[Forwarding to the list. Please keep the list copied; for one
thing, there is likely to be someone there who has heard of Arch
Linux or pacman, which I have not. This is more of a question
regarding how the packagers for that distro intend for upgrades to
occur, not a bug in PostgreSQL itself.]
Dedanna <dedanna@bjoernvold.com> wrote:
I ran in Arch Linux, from the repos, pacman -Syu, and postgresql
updated. That's all I know. I've successfully downgraded since, to:
pacman -Q postgresql
postgresql 8.4.4-6
The update initially was from regular updates.

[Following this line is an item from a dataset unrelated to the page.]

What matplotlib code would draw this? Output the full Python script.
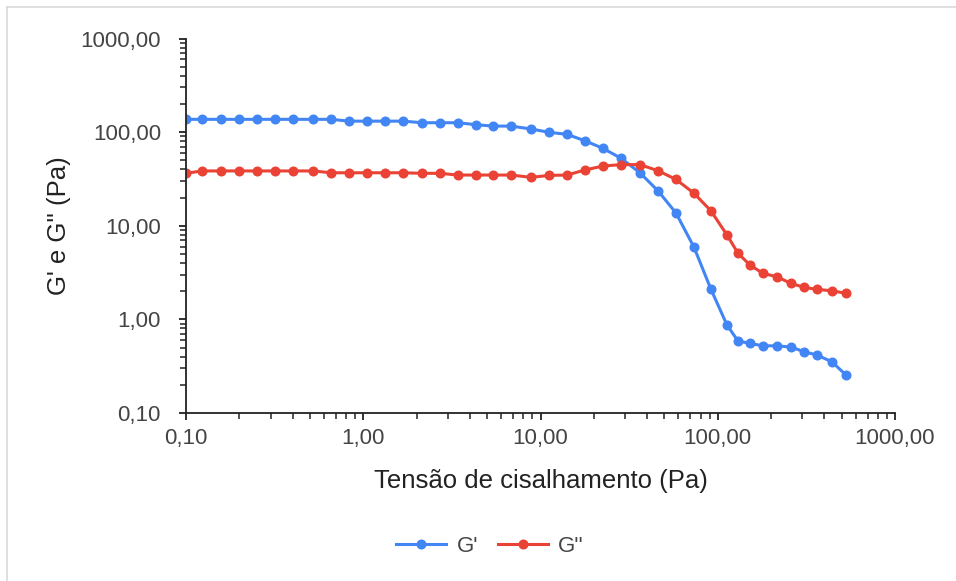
import matplotlib
matplotlib.use("Agg")
import matplotlib.pyplot as plt
from matplotlib.lines import Line2D
from matplotlib.ticker import LogLocator, FuncFormatter, NullFormatter

plt.rcParams["font.family"] = ["Liberation Sans", "DejaVu Sans"]

# Tensão de cisalhamento (Pa)
tensao = [0.100, 0.123, 0.158, 0.199, 0.252, 0.318, 0.402, 0.521, 0.658, 0.831,
          1.05, 1.33, 1.68, 2.15, 2.71, 3.42, 4.33, 5.40, 6.82, 8.84,
          11.2, 14.1, 17.8, 22.5, 28.5, 36.4, 46.0, 58.1, 73.5, 91.6,
          112.8, 130, 152, 180, 216, 259, 307, 363, 441, 529]

# Módulo elástico G' (Pa)
g_linha = [137, 137, 137, 137, 137, 137, 137, 137, 137, 131,
           131, 131, 131, 126, 126, 126, 120, 116, 116, 108,
           99.5, 94.7, 80.9, 67.1, 52.5, 36.8, 23.6, 13.7, 5.88, 2.09,
           0.869, 0.589, 0.554, 0.522, 0.522, 0.506, 0.451, 0.416, 0.352, 0.254]

# Módulo viscoso G'' (Pa)
g_duas = [36.3, 38.5, 38.5, 38.5, 38.5, 38.5, 38.5, 38.5, 36.8, 36.8,
          36.8, 36.8, 36.8, 36.3, 36.3, 34.8, 34.8, 34.8, 34.8, 32.9,
          34.5, 34.8, 39.4, 43.4, 45.0, 45.0, 38.7, 31.3, 22.2, 14.4,
          7.96, 5.10, 3.80, 3.10, 2.85, 2.42, 2.20, 2.09, 2.02, 1.90]

azul = "#4285F4"
vermelho = "#EA4335"

fig = plt.figure(figsize=(9.56, 5.81), dpi=100)
ax = fig.add_axes([186 / 956, 1 - 413 / 581, 709 / 956, 374.5 / 581])

ax.plot(tensao, g_linha, color=azul, lw=2.2, marker="o", ms=6.2, label="G'")
ax.plot(tensao, g_duas, color=vermelho, lw=2.2, marker="o", ms=6.2, label="G''")

ax.set_xscale("log")
ax.set_yscale("log")
ax.set_xlim(0.1, 1000)
ax.set_ylim(0.1, 1000)

fmt = FuncFormatter(lambda v, p: f"{v:.2f}".replace(".", ","))
for eixo in (ax.xaxis, ax.yaxis):
    eixo.set_major_locator(LogLocator(base=10, numticks=10))
    eixo.set_minor_locator(LogLocator(base=10, subs=range(2, 10), numticks=10))
    eixo.set_major_formatter(fmt)
    eixo.set_minor_formatter(NullFormatter())

for lado in ("top", "right"):
    ax.spines[lado].set_visible(False)
for lado in ("left", "bottom"):
    ax.spines[lado].set_color("#222222")
    ax.spines[lado].set_linewidth(1.3)

ax.tick_params(which="major", length=5, width=1.3, color="#222222",
               labelsize=16, labelcolor="#444444")
ax.tick_params(which="minor", length=4, width=1.1, color="#222222")
ax.tick_params(axis="x", which="major", pad=6)
ax.tick_params(axis="y", which="major", pad=13)

ax.set_xlabel("Tensão de cisalhamento (Pa)", fontsize=18.5, color="#222222", labelpad=14)
ax.set_ylabel("G' e G'' (Pa)", fontsize=18.5, color="#222222", labelpad=7)

# legenda abaixo do eixo
fig.legend(loc="center", bbox_to_anchor=(490 / 956, 1 - 546 / 581), ncol=2, frameon=False,
           fontsize=16, handlelength=2.25, handletextpad=0.45, columnspacing=0.9,
           labelcolor="#444444")

# moldura clara do gráfico
fig.add_artist(Line2D([7 / 956, 1], [1 - 7 / 581, 1 - 7 / 581], color="#d9d9d9", lw=1.2))
fig.add_artist(Line2D([7 / 956, 7 / 956], [0, 1 - 7 / 581], color="#d9d9d9", lw=1.2))

fig.savefig("out.png", dpi=100, facecolor="white")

It was an update I didn't expect, btw - so just ran it and let it
roll like any other.
Loaded up Amarok1 in Arch, where I use it for my musicdb, and found
that postgresql wasn't running that way. I tried to start it
manually, tried rebooting, etc. - nothing worked.
Kevin Grittner wrote:
> "Kim Garren"<dedanna@bjoernvold.com> wrote:
>
>
>> Received update to postgresql 9.0.1-2 yesterday
>>
>
> How? From where? What were you running before?
>
>
>> Once booted, I try to start it manually, with the following
>> result:
>>
>> # /etc/rc.d/postgresql start
>> :: Starting PostgreSQL
>> [BUSY] server starting
>>
>> [DONE]
>>
>
> What is showing for `ps aux | grep postgres` ? What is in the
> logs?
>
>
>> https://bbs.archlinux.org/viewtopic.php?id=107656
>>
>
>
>> https://bugs.archlinux.org/task/21560
>>
>
> Both of these make it sound like you were upgrading from
> PostgreSQL
> 8.4. This requires a database conversion. What technique did you
> use for that? (The more specific you can be about the exact
> steps, the more likely it is that someone will be able to help
you.)
>
>
>> I have lost my music db because of this.
>>
>
> Not unless you deleted your data directory. If you don't back it
> up regularly, it would certainly be wise to do so before a major
> release upgrade. Making a recursive copy of the database data
> directory would be a very good idea right now.